Mitsui OSK Lines (MOL) on Thursday (18 July) said it has signed new supply agreements in Northern Europe and the Mediterranean region to expand the use of bio-LNG marine fuel on MOL-operated LNG-fuelled car carriers.

Titan, part of Amsterdam-based Molgas, will continue to supply bio-LNG fuel in Northwest Europe, while Axpo will take charge of supply in the Mediterranean region.

MOL said the agreement makes it possible for its company to supply bio-LNG fuel for automobile carriers in the Mediterranean region, specifically Port of Malaga and Barcelona in Spain, following the bio-LNG fuel supply agreement in Western Europe, which commenced in March last year.

The bio-LNG fuel to be supplied in this initiative has a lifecycle carbon intensity (carbon dioxide emissions per unit of energy consumption) of -15 g-CO2/MJ or less, from production through consumption. Furthermore, this bio-LNG fuel has obtained International Sustainability and Carbon Certification (ISCC-EU). 

“Through this supply agreement, MOL has established a framework that ensures a continuous and stable supply of bio-LNG fuel not only in Northern Europe but also in the Mediterranean,” the company said.

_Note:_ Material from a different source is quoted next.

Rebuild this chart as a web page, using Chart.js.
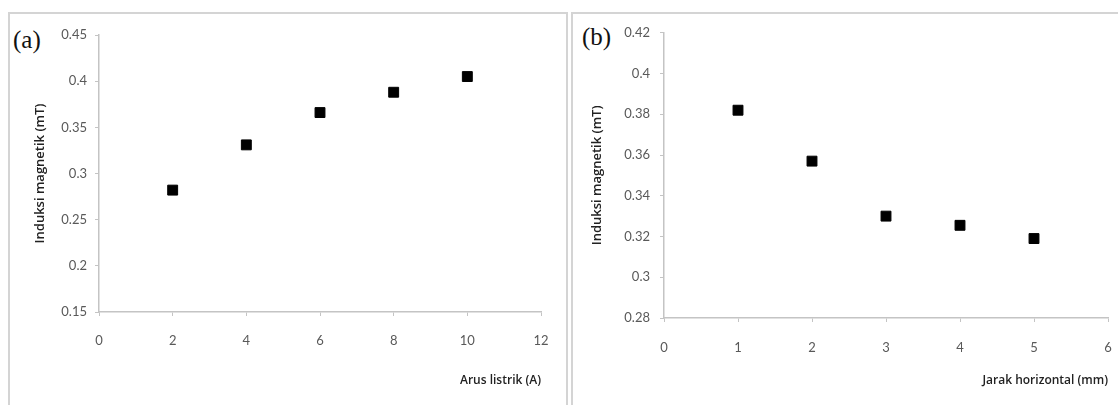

As part of the group’s efforts to adopt alternative fuels and achieve net-zero greenhouse gas (GHG) emissions, it is utilising LNG-fuelled vessels as a bridge solution to facilitate the transition to carbon-neutral fuels such as bio-LNG and synthetic LNG (e-methane).

In 2025, MOL signed a bio LNG fuel supply agreement in Northwest Europe with Titan, part of the Molgas, and MOL has continued this bio LNG fuel supply agreement with the same company in 2026 as well.